======== Provided data ========

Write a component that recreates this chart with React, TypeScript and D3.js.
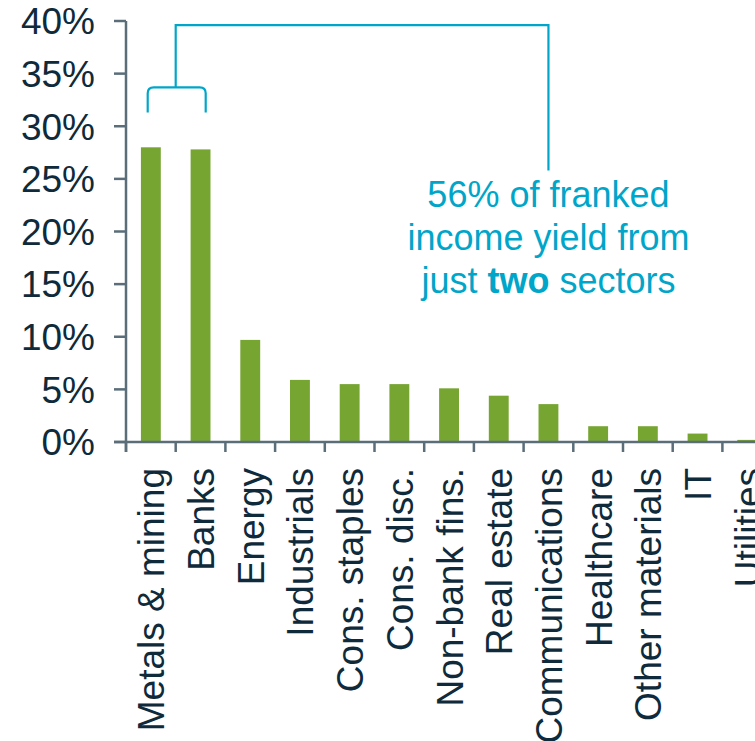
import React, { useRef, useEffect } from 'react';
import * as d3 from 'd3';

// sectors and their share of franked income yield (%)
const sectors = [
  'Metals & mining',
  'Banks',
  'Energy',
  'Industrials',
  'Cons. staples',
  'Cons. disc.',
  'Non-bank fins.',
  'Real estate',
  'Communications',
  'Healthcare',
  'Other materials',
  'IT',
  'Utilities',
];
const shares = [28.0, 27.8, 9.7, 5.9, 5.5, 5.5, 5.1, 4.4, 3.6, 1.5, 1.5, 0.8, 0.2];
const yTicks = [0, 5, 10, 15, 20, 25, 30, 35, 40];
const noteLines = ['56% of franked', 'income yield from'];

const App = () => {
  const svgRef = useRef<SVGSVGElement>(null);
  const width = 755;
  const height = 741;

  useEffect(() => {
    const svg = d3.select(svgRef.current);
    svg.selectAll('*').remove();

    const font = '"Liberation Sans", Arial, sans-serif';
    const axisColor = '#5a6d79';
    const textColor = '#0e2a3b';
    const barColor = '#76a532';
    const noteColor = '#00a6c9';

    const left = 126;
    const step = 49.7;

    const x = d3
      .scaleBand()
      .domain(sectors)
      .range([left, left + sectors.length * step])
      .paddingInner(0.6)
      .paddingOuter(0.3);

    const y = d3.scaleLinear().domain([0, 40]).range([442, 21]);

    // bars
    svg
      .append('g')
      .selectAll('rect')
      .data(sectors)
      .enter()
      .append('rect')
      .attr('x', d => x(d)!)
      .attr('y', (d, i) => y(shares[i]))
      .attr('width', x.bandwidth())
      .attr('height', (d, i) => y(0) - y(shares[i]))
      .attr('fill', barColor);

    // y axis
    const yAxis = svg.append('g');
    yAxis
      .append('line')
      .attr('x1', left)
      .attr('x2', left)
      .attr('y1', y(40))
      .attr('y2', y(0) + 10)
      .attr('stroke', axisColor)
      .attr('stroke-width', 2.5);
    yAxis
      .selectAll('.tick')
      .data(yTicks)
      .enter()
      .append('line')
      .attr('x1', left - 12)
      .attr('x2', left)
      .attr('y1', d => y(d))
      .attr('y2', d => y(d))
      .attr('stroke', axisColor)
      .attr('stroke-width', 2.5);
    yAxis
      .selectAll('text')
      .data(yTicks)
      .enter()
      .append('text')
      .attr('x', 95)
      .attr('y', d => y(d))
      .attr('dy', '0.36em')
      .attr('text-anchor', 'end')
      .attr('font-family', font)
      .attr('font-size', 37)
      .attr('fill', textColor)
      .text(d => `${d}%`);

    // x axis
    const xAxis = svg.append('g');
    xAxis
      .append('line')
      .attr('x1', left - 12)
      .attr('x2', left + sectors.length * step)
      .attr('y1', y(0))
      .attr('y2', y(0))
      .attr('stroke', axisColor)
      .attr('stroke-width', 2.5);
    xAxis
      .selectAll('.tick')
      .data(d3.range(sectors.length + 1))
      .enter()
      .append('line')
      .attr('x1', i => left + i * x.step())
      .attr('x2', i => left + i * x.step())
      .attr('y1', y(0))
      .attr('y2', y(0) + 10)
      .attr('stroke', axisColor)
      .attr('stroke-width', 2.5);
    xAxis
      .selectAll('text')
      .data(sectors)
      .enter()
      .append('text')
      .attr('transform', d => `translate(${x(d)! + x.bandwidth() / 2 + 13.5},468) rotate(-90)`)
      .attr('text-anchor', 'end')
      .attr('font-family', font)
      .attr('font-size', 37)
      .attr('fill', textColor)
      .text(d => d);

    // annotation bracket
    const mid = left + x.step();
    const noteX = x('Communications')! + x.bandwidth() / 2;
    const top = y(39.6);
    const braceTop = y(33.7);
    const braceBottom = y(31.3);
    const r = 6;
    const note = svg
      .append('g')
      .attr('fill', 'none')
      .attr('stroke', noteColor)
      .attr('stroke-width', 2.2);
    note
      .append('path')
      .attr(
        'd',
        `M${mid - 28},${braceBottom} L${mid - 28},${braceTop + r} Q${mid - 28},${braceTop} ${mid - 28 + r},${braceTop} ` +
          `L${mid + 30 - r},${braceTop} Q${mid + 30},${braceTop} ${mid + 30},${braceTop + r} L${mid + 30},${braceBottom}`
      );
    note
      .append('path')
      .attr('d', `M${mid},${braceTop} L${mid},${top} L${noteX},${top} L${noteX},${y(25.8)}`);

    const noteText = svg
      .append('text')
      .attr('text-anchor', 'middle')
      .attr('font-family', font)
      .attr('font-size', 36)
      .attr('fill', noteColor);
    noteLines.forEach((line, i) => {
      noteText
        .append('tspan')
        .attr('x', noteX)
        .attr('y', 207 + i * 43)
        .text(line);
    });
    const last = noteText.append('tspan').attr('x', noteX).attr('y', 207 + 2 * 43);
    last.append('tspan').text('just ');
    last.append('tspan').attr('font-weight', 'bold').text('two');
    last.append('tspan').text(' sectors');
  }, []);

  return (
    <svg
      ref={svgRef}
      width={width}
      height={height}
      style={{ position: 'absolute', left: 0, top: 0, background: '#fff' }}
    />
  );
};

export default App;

========

* Your goal *
Output the lines above in full and exactly as given, omitting any pictures.

* Completed task *
Write a component that recreates this chart with React, TypeScript and D3.js.
import React, { useRef, useEffect } from 'react';
import * as d3 from 'd3';

// sectors and their share of franked income yield (%)
const sectors = [
  'Metals & mining',
  'Banks',
  'Energy',
  'Industrials',
  'Cons. staples',
  'Cons. disc.',
  'Non-bank fins.',
  'Real estate',
  'Communications',
  'Healthcare',
  'Other materials',
  'IT',
  'Utilities',
];
const shares = [28.0, 27.8, 9.7, 5.9, 5.5, 5.5, 5.1, 4.4, 3.6, 1.5, 1.5, 0.8, 0.2];
const yTicks = [0, 5, 10, 15, 20, 25, 30, 35, 40];
const noteLines = ['56% of franked', 'income yield from'];

const App = () => {
  const svgRef = useRef<SVGSVGElement>(null);
  const width = 755;
  const height = 741;

  useEffect(() => {
    const svg = d3.select(svgRef.current);
    svg.selectAll('*').remove();

    const font = '"Liberation Sans", Arial, sans-serif';
    const axisColor = '#5a6d79';
    const textColor = '#0e2a3b';
    const barColor = '#76a532';
    const noteColor = '#00a6c9';

    const left = 126;
    const step = 49.7;

    const x = d3
      .scaleBand()
      .domain(sectors)
      .range([left, left + sectors.length * step])
      .paddingInner(0.6)
      .paddingOuter(0.3);

    const y = d3.scaleLinear().domain([0, 40]).range([442, 21]);

    // bars
    svg
      .append('g')
      .selectAll('rect')
      .data(sectors)
      .enter()
      .append('rect')
      .attr('x', d => x(d)!)
      .attr('y', (d, i) => y(shares[i]))
      .attr('width', x.bandwidth())
      .attr('height', (d, i) => y(0) - y(shares[i]))
      .attr('fill', barColor);

    // y axis
    const yAxis = svg.append('g');
    yAxis
      .append('line')
      .attr('x1', left)
      .attr('x2', left)
      .attr('y1', y(40))
      .attr('y2', y(0) + 10)
      .attr('stroke', axisColor)
      .attr('stroke-width', 2.5);
    yAxis
      .selectAll('.tick')
      .data(yTicks)
      .enter()
      .append('line')
      .attr('x1', left - 12)
      .attr('x2', left)
      .attr('y1', d => y(d))
      .attr('y2', d => y(d))
      .attr('stroke', axisColor)
      .attr('stroke-width', 2.5);
    yAxis
      .selectAll('text')
      .data(yTicks)
      .enter()
      .append('text')
      .attr('x', 95)
      .attr('y', d => y(d))
      .attr('dy', '0.36em')
      .attr('text-anchor', 'end')
      .attr('font-family', font)
      .attr('font-size', 37)
      .attr('fill', textColor)
      .text(d => `${d}%`);

    // x axis
    const xAxis = svg.append('g');
    xAxis
      .append('line')
      .attr('x1', left - 12)
      .attr('x2', left + sectors.length * step)
      .attr('y1', y(0))
      .attr('y2', y(0))
      .attr('stroke', axisColor)
      .attr('stroke-width', 2.5);
    xAxis
      .selectAll('.tick')
      .data(d3.range(sectors.length + 1))
      .enter()
      .append('line')
      .attr('x1', i => left + i * x.step())
      .attr('x2', i => left + i * x.step())
      .attr('y1', y(0))
      .attr('y2', y(0) + 10)
      .attr('stroke', axisColor)
      .attr('stroke-width', 2.5);
    xAxis
      .selectAll('text')
      .data(sectors)
      .enter()
      .append('text')
      .attr('transform', d => `translate(${x(d)! + x.bandwidth() / 2 + 13.5},468) rotate(-90)`)
      .attr('text-anchor', 'end')
      .attr('font-family', font)
      .attr('font-size', 37)
      .attr('fill', textColor)
      .text(d => d);

    // annotation bracket
    const mid = left + x.step();
    const noteX = x('Communications')! + x.bandwidth() / 2;
    const top = y(39.6);
    const braceTop = y(33.7);
    const braceBottom = y(31.3);
    const r = 6;
    const note = svg
      .append('g')
      .attr('fill', 'none')
      .attr('stroke', noteColor)
      .attr('stroke-width', 2.2);
    note
      .append('path')
      .attr(
        'd',
        `M${mid - 28},${braceBottom} L${mid - 28},${braceTop + r} Q${mid - 28},${braceTop} ${mid - 28 + r},${braceTop} ` +
          `L${mid + 30 - r},${braceTop} Q${mid + 30},${braceTop} ${mid + 30},${braceTop + r} L${mid + 30},${braceBottom}`
      );
    note
      .append('path')
      .attr('d', `M${mid},${braceTop} L${mid},${top} L${noteX},${top} L${noteX},${y(25.8)}`);

    const noteText = svg
      .append('text')
      .attr('text-anchor', 'middle')
      .attr('font-family', font)
      .attr('font-size', 36)
      .attr('fill', noteColor);
    noteLines.forEach((line, i) => {
      noteText
        .append('tspan')
        .attr('x', noteX)
        .attr('y', 207 + i * 43)
        .text(line);
    });
    const last = noteText.append('tspan').attr('x', noteX).attr('y', 207 + 2 * 43);
    last.append('tspan').text('just ');
    last.append('tspan').attr('font-weight', 'bold').text('two');
    last.append('tspan').text(' sectors');
  }, []);

  return (
    <svg
      ref={svgRef}
      width={width}
      height={height}
      style={{ position: 'absolute', left: 0, top: 0, background: '#fff' }}
    />
  );
};

export default App;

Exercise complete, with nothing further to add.